Written by Anthony Hinds and directed by Hammer regular Terrence Fisher (The Brides of Dracula, Dracula: Prince of Darkness, The Devil Rides Out), this edition has everyone’s favorite mad scientist joined by genre vet Thorley Walters (best known as the 50’s version of Dr. Watson), playing caddie to the Baron and relative newcomer Susan Denberg, who takes over the screen as the double-minded monster heroine, Christina.
Following the tenor of the times, Hinds’ script stretched the thematic tone of the Frankenstein myth by letting a female version of the monster get in on the gory fun. But the movie throws us a curve-ball in its opening as it focuses on the traumatic childhood of an impoverished villager named Hans (Robert Morris), who witnessed the guillotining of his perennially drunk father at the hands of the authorities for the crime of murder.
With a backstory like that, it’s no wonder that hapless Hans ends up under the influence of Herr Baron and his endless quest to conquer the powers of death and nature. This time, the good doctor has perfected a device that captures the soul before it has a chance to leave the body (no word on that 21 gram measurement) and places into a corpse of Frankenstein’s choosing.
Hans biggest problem, however, is his frustrated quest to tie down Christina despite the objections of her sneering father, whose middle-class prejudice is ably portrayed by Ivan Bevis.
Hans is a dutiful and earnest suitor to the partially deformed Christina, who despite her purity of spirit, is mocked ruthlessly by a trio of aristocratic thugs, led by a spoiled trust-funder named Anton, played with slimy perfection by Peter Blythe. (You’ll want to punch him yourself after he calls Bevis “Landlord” for the first time.)
After a violent encounter with the Top-Hatters, Hans, who understandably has some anger issues, makes a number of terroristic threats towards them and Christina’s father. And, of course, when the trio of slimeballs kill Christina’s dad in a drunken fit, it’s Hans who takes the fall for the crime. He soon meets the same fate as his father. Virtuous Christina, without father or lover, pulls an Ophelia and throws herself into the river.
Then the fun begins, as Cushing’s Baron decides to both preserve Hans’ soul and create the perfect woman, all in one fell stroke (though why he thinks putting a man’s soul in a woman’s body equals perfection is a matter of interpretation).
True to form, the Baron’s little gender-twisting experiment starts off fine. The reborn, remodeled Christina is the perfect form of loveliness in both body and spirit. Until we discover that Hans is compelling the body of the woman he now inhabits to first seduce and then murder his former tormentors. Not quite out of the standard mad-killer playbook…
It’s this subtext that makes Frankenstein Created Woman stand out from the Hammer movies of this late 60’s period. The formula of “Brits, Blood and Boobs” was well-worn by this time, though all these elements are certainly present. And even the female monster, by this time, was not a new convention as Barbara Shelley and others had taken their turn at scaring the audience.
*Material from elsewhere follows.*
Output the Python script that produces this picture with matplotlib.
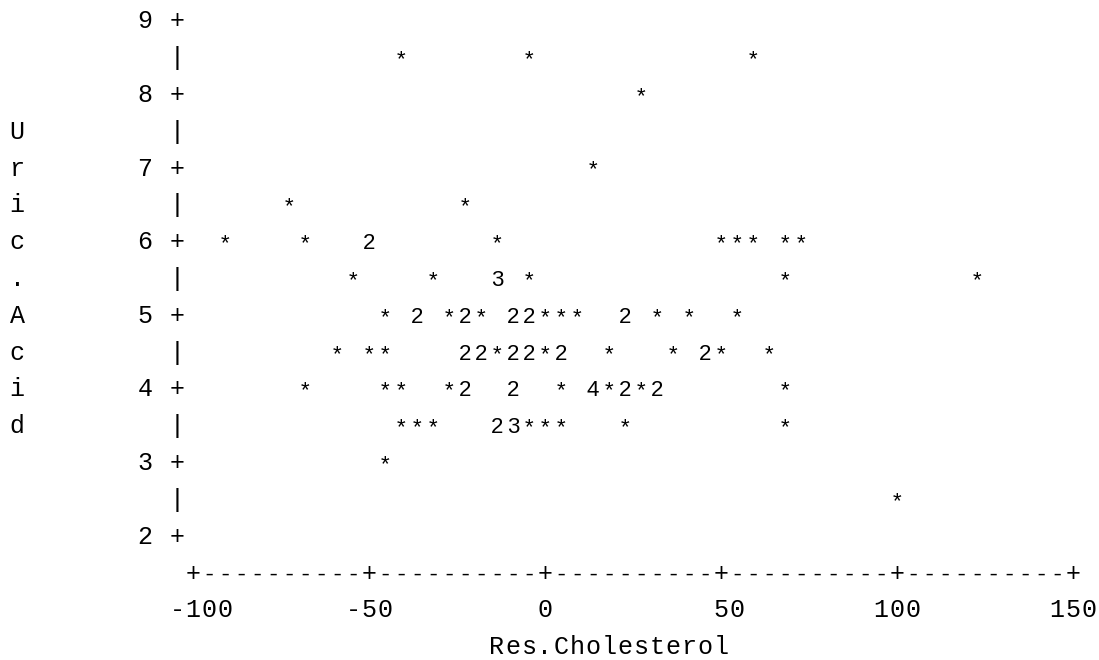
import matplotlib.pyplot as plt
from matplotlib import transforms
import numpy as np

# values; n_obs = points sharing a cell ('*' = 1)
res_chol = [-40.9, -4.5, 59.1,
            27.3,
            13.6,
            -72.7, -22.7,
            -90.9, -68.2, -50.0, -13.6, 50.0, 54.5, 59.1, 68.2, 72.7,
            -54.5, -31.8, -13.6, -4.5, 68.2, 122.7,
            -45.5, -36.4, -27.3, -22.7, -18.2, -9.1, -4.5, 0.0, 4.5, 9.1, 22.7, 31.8, 40.9, 54.5,
            -59.1, -50.0, -45.5, -22.7, -18.2, -13.6, -9.1, -4.5, 0.0, 4.5, 18.2, 36.4, 45.5, 50.0, 63.6,
            -68.2, -45.5, -40.9, -27.3, -22.7, -9.1, 4.5, 13.6, 18.2, 22.7, 27.3, 31.8, 68.2,
            -40.9, -36.4, -31.8, -13.6, -9.1, -4.5, 0.0, 4.5, 22.7, 68.2,
            -45.5,
            100.0]
uric_acid = [8.5] * 3 + [8.0] + [7.0] + [6.5] * 2 + [6.0] * 9 + [5.5] * 6 + \
            [5.0] * 14 + [4.5] * 15 + [4.0] * 13 + [3.5] * 10 + [3.0] + [2.5]
n_obs = [1, 1, 1,
         1,
         1,
         1, 1,
         1, 1, 2, 1, 1, 1, 1, 1, 1,
         1, 1, 3, 1, 1, 1,
         1, 2, 1, 2, 1, 2, 2, 1, 1, 1, 2, 1, 1, 1,
         1, 1, 1, 2, 2, 1, 2, 2, 1, 2, 1, 1, 2, 1, 1,
         1, 1, 1, 1, 2, 2, 1, 4, 1, 2, 1, 2, 1,
         1, 1, 1, 2, 3, 1, 1, 1, 1, 1,
         1,
         1]

x_ticks = [-100, -50, 0, 50, 100, 150]
y_ticks = [2, 3, 4, 5, 6, 7, 8, 9]
x_label = 'Res.Cholesterol'
y_label = 'Uric.Acid'

MONO = 'Liberation Mono'
SANS = 'Liberation Sans'

fig = plt.figure(figsize=(10.99, 6.6), dpi=100)
ax = fig.add_axes([0, 0, 1, 1])
ax.set_xlim(-154.83, 157.39)
ax.set_ylim(0.318, 9.285)
ax.axis('off')

# text sits on its baseline, a bit below the row centre
base = transforms.offset_copy(ax.transData, fig=fig, x=0, y=-7.5, units='dots')

# one character cell = 1/11 of a tick interval
x_step = (x_ticks[1] - x_ticks[0]) / 11.0


def col_x(c):
    return x_ticks[0] + (c - 11) * x_step


def put(col, u, s, family, size):
    for i, ch in enumerate(s):
        if ch != ' ':
            ax.text(col_x(col + i), u, ch, transform=base, ha='center',
                    va='baseline', family=family, fontsize=size, color='black')


# points
for x, y, n in zip(res_chol, uric_acid, n_obs):
    sym = '*' if n == 1 else str(n)
    ax.text(x, y, sym, transform=base, ha='center', va='baseline',
            family=SANS, fontsize=16, color='black')

# vertical axis
for t in y_ticks:
    put(8, t, str(t), MONO, 18)
    put(10, t, '+', MONO, 18)
for t in y_ticks[:-1]:
    put(10, t + 0.5, '|', SANS, 19)

# y label written down the left side
for i, ch in enumerate(y_label):
    put(0, 7.5 - 0.5 * i, ch, MONO, 18)

# horizontal axis
for i in range(56):
    put(11 + i, 1.5, '+' if i % 11 == 0 else '-', MONO, 18 if i % 11 == 0 else 16)
for k, t in enumerate(x_ticks):
    lab = str(t)
    put(11 + 11 * k - (len(lab) - 1) // 2, 1.0, lab, MONO, 18)

put(30, 0.5, x_label, MONO, 18)

fig.savefig('out.png', dpi=100, facecolor='white')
But the inner confusion of Christina, played with surprising efficiency by Denberg, pulls the film into some fresh ground. As you play through the mental calculus of a woman, who has a man’s soul, using her feminine wiles to seduce men, who are allured by her because she knows how to push the right sexual buttons… Well, you could spend a lot of money on the analyst’s couch over that one.
San Francisco horror host legend, John Stanley, called Frankenstein Created Woman “a horror film for transsexuals.” While maybe a slight exaggeration, it proves again my old adage that horror movies dive into subject matter other films won’t touch with fearless gusto. And does so with enough subtly and nuance, that genre fans, whatever their orientation, can understand and sympathize with the protagonist’s/monster’s suffering in a seamless fashion.
However, there’s enough conventional horror movies moments to satisfy even the most conservative of fans. (so to speak) Cushing is at his villainous best as Frankenstein, ranting about the ignorance of the villagers, ordering the frazzled Walters around, flipping through the Bible with icy contempt in an inspired courtroom scene.
Denberg is also very good in the Christina role, pitiable before her transformation and smoldering after it. Unfortunately, her career in film after 1967 was short and not so sweet, as the Sex, Drugs and Rock & Roll ethos of the decade soon overwhelmed the German-born beauty. She retreated to the land of her birth and has spent the years since in quiet seclusion, away from the glare of the movie lens.
It’s too bad as Frankenstein Created Woman stands as an under appreciated film in the annals of horror. Trust me, fright fans, this little gem makes for better late night brain candy than Victor, Victoria ever will.